**Short task**
Go through the data below. List every line that holds the word "this".

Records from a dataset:
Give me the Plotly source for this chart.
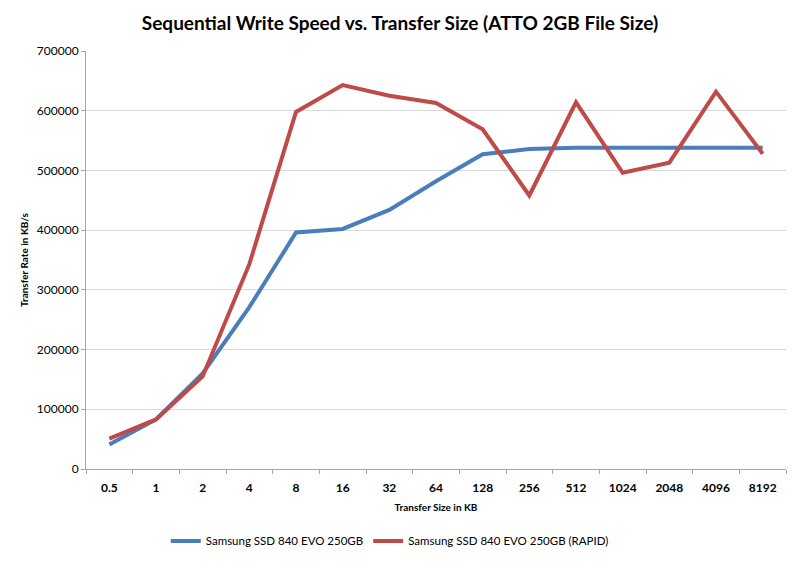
import plotly.graph_objects as go

categories = ["0.5", "1", "2", "4", "8", "16", "32", "64", "128", "256", "512", "1024", "2048", "4096", "8192"]
evo = [41000, 83000, 160000, 271000, 396000, 402000, 434000, 482000, 527000, 536000, 538000, 538000, 537000, 537000, 538000]
rapid = [51000, 83000, 155000, 343000, 598000, 643000, 625000, 613000, 569000, 458000, 614000, 496000, 513000, 632000, 528000]
y_ticks = [0, 100000, 200000, 300000, 400000, 500000, 600000, 700000]

FONT = "Lato, Carlito, Liberation Sans, Arial, sans-serif"

fig = go.Figure()
fig.add_trace(go.Scatter(x=categories, y=evo, mode="lines", name="Samsung SSD 840 EVO 250GB",
                         line=dict(color="#4A7EBB", width=4)))
fig.add_trace(go.Scatter(x=categories, y=rapid, mode="lines", name="Samsung SSD 840 EVO 250GB (RAPID)",
                         line=dict(color="#BE4B48", width=4)))

fig.update_layout(
    width=800, height=561,
    paper_bgcolor="white", plot_bgcolor="white",
    margin=dict(l=86, r=14, t=51, b=92, autoexpand=False),
    font=dict(family=FONT, color="black"),
    title=dict(text="<b>Sequential Write Speed vs. Transfer Size (ATTO 2GB File Size)</b>",
               x=0.5, xanchor="center", y=0.958, yanchor="middle",
               font=dict(size=19, family=FONT)),
    showlegend=True,
    legend=dict(orientation="h", x=0.434, xanchor="center", y=-0.172, yanchor="middle",
                font=dict(size=11.5, family=FONT), itemwidth=30, traceorder="normal"),
)
fig.update_xaxes(
    type="category", categoryorder="array", categoryarray=categories,
    range=[-0.5, len(categories) - 0.5], automargin=False,
    showline=True, linecolor="#A6A6A6", linewidth=1,
    ticks="outside", tickson="boundaries", ticklen=4, tickcolor="#A6A6A6",
    ticklabelstandoff=8,
    showgrid=False,
    tickfont=dict(size=12, family=FONT),
    title=dict(text="<b>Transfer Size in KB</b>", font=dict(size=10, family=FONT), standoff=9),
)
fig.update_yaxes(
    range=[0, 700000], tickvals=y_ticks, tickformat="d", automargin=False,
    showline=True, linecolor="#A6A6A6", linewidth=1,
    ticks="outside", ticklen=4, tickcolor="#A6A6A6",
    showgrid=True, gridcolor="#D9D9D9", gridwidth=1,
    zeroline=False,
    tickfont=dict(size=12, family=FONT),
    title=dict(text="<b>Transfer Rate in KB/s</b>", font=dict(size=10, family=FONT), standoff=6),
)
fig.update_xaxes(tickprefix="<b>", ticksuffix="</b>")
fig.update_yaxes(tickprefix="<b>", ticksuffix="</b>")

fig.write_html("out.html", config={"displayModeBar": False},
               post_script="document.body.style.margin='0';")
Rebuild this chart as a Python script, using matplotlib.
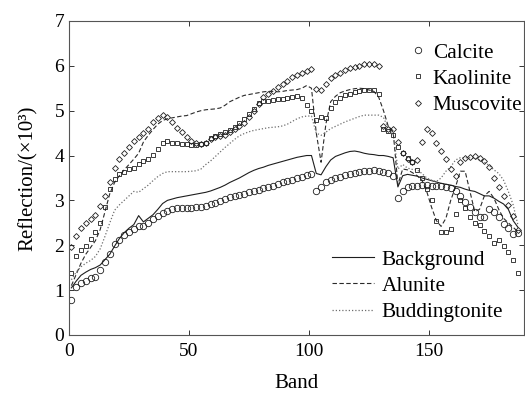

**Result**
Give me the Plotly source for this chart.
Rebuild this chart as a Python script, using matplotlib.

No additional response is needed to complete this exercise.